En un contexto en que el “Islam indefinido” aparece como vector de oposición al imperialismo occidental, no sólo en Oriente, sino también para una parte nada desdeñable de la izquierda autodenominada progresista europea, Tamimi tiene el inconveniente de ser un elemento más que alimenta la confusión. Y no por ella, insisto, sino por el uso evidente que pretende darle todo un sector de la izquierda a efectos de blanquear a Palestina, como si ésta fuese un adalid de pureza. Que Palestina ha sufrido atropellos injustificables y prolongados es evidente, que se la pueda situar en una suerte de inocencia originaria directamente emanada del paraíso perdido lo es menos. La principal autoridad política palestina viene encarnada desde hace muchos años por el Hamas. Por desgracia, su doctrina no tiene mucho que envidiar a la del Israel de la ortodoxia religiosa, ni a nivel de odio hacia el otro –es claramente antisionista- ni al de la libertad de pensamiento –se opone a la enseñanza de todo valor “contrario a la religión musulmana, entre los cuales los derechos humanos- ni desde luego al de la condición de las mujeres –a las que se incentiva a llevar velo y se prohíbe toda una serie de cosas- o al de la libertad de siquiera derogar a los mandatos de apariencia heteronormativa –con sanciones por cortes de pelo y ropas consideradas indecentes, también en los hombres-, no digamos ya a nivel de las sexualidades disidentes.
De ahí el interés para las mujeres y para el feminismo, que hoy por hoy todavía sólo pueden contar consigo mismas y con nadie más, de no tolerar operaciones de blanqueamiento, consciente o inconsciente, basadas en el uso de la figura femenina excepcional.

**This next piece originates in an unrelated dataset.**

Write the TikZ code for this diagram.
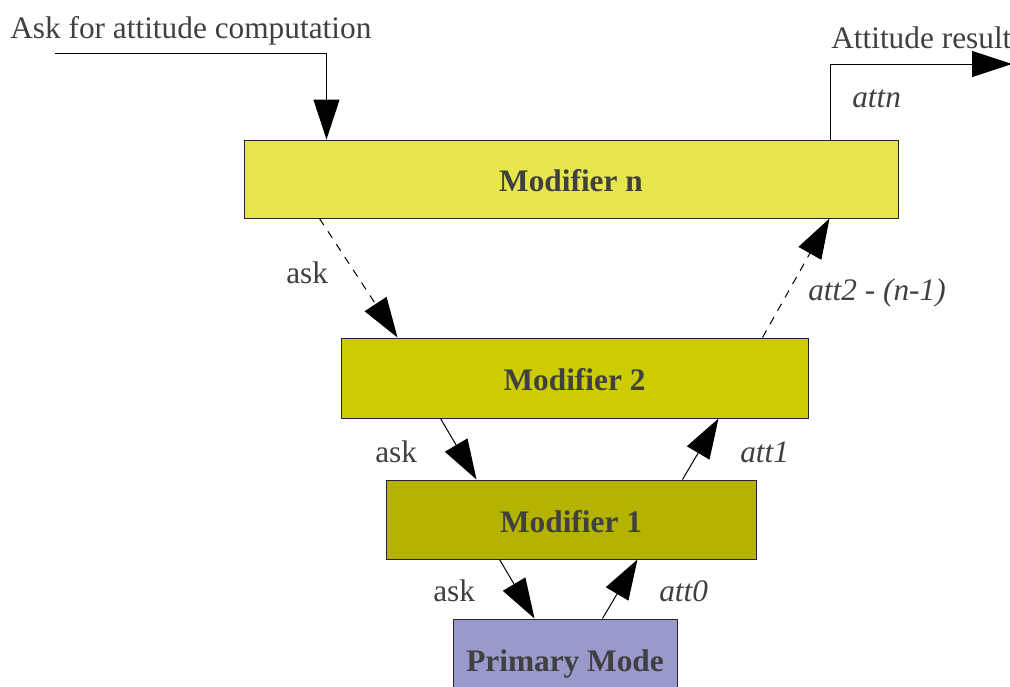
\documentclass[tikz,border=0pt]{standalone}
\usepackage{fontspec}
\setmainfont{Liberation Serif}
\usetikzlibrary{arrows.meta,calc}

\definecolor{txt}{HTML}{404040}
\definecolor{edge}{HTML}{262626}
\definecolor{fillN}{HTML}{E6E64C}
\definecolor{fillTwo}{HTML}{CCCC00}
\definecolor{fillOne}{HTML}{B3B300}
\definecolor{fillPrim}{HTML}{9999CC}

\tikzset{
  modbox/.style={draw=edge, line width=0.75pt, inner sep=0pt, text=txt,
    text height=18.75pt, text depth=0pt,
    font=\fontsize{23.5}{26}\selectfont\bfseries},
  lbl/.style={inner sep=0pt, text=txt, font=\fontsize{23.5}{26}\selectfont},
  ilbl/.style={lbl, font=\fontsize{23.5}{26}\selectfont\itshape},
  flow/.style={draw=black, line width=0.75pt,
    -{Triangle[length=30pt,width=19.5pt]}},
  dflow/.style={flow, dash pattern=on 6pt off 5.5pt}
}

\begin{document}
\begin{tikzpicture}[x=0.75pt, y=-0.75pt]
\clip (0,0) rectangle (1010,686);

% stacked modifier boxes
\node[modbox, fill=fillN, minimum width=490.5pt, minimum height=58.5pt]
  (modn) at (571,179) {Modifier n};
\node[modbox, fill=fillTwo, minimum width=350.25pt, minimum height=60pt]
  (modtwo) at (574.5,378) {Modifier 2};
\node[modbox, fill=fillOne, minimum width=277.5pt, minimum height=59.25pt]
  (modone) at (571,519.5) {Modifier 1};
\node[modbox, fill=fillPrim, minimum width=168pt, minimum height=60pt]
  (prim) at (565,659) {Primary Mode};

% request entering and result leaving
\coordinate (reqin) at (55,53);
\coordinate (resout) at (1012,64);
\draw[flow] (reqin) -| ($(modn.north west)+(83,0)$);
\draw[flow] ($(modn.north west)+(587,0)$) |- (resout);

\node[lbl, anchor=base west] (reqlbl) at (10,38) {Ask for attitude computation};
\node[lbl, anchor=base west] (reslbl) at (831,48) {Attitude result};
\node[ilbl, anchor=base west] (attnlbl) at (852,107) {attn};

% modifier n <-> modifier 2
\draw[dflow] ($(modn.south west)+(76,0)$) -- ($(modtwo.north west)+(57,0)$);
\draw[dflow] ($(modtwo.north west)+(422,0)$) -- ($(modn.south west)+(586,0)$);
\node[lbl, anchor=base west] (askA) at (286,283) {ask};
\node[ilbl, anchor=base west] (attA) at (808,300) {att2 - (n-1)};

% modifier 2 <-> modifier 1
\draw[flow] ($(modtwo.south west)+(100,0)$) -- ($(modone.north west)+(91,0)$);
\draw[flow] ($(modone.north west)+(297,0)$) -- ($(modtwo.south west)+(378,0)$);
\node[lbl, anchor=base west] (askB) at (375,462) {ask};
\node[ilbl, anchor=base west] (attB) at (740,462) {att1};

% modifier 1 <-> primary mode
\draw[flow] ($(modone.south west)+(114,0)$) -- ($(prim.north west)+(82,0)$);
\draw[flow] ($(prim.north west)+(150,0)$) -- ($(modone.south west)+(252,0)$);
\node[lbl, anchor=base west] (askC) at (433,601) {ask};
\node[ilbl, anchor=base west] (attC) at (659,601) {att0};
\end{tikzpicture}
\end{document}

Por supuesto que Ahed Tamimi es una adolescente sincera y comprometida, por supuesto que su causa es justa ; que sea la embajadora en la tierra del paraíso perdido es más discutible. Si no necesitase legitimarse, ¿qué diría la autoridad palestina de la indómita melena de Tamimi, de su libertad y de su furia? No nos engañemos, es probable que la velase, la encerrase y quizá incluso la violentase hasta que le entrase en la cabeza que a un hombre se le obedece. Nada fundamentalmente distinto a lo que sucede en un Israel ortodoxo que todavía borra las fotos de las mujeres políticas en la prensa más religiosa por el mero hecho de ser mujeres, cuya representación es juzgada indecente.
Tamimi está de visita por varios países europeos en estas semanas, invitada por la izquierda progresista, que lleva años haciendo de la causa palestina uno de sus emblemas. Bien está que esa muchacha divulgue la situación de su país, menos que pretendan vendernos que ella es otra cosa que una excepción tolerada por la comunicación política de una entidad no especialmente progresista dispuesta a hacer concesiones temporales a su dogma para sobrevivir. No queremos que prosiga el intolerable exterminio en Palestina, pero tampoco que se utilice burdamente el martirio de nadie para vendernos sociedades liberticidas para las mujeres, que no queremos avalar.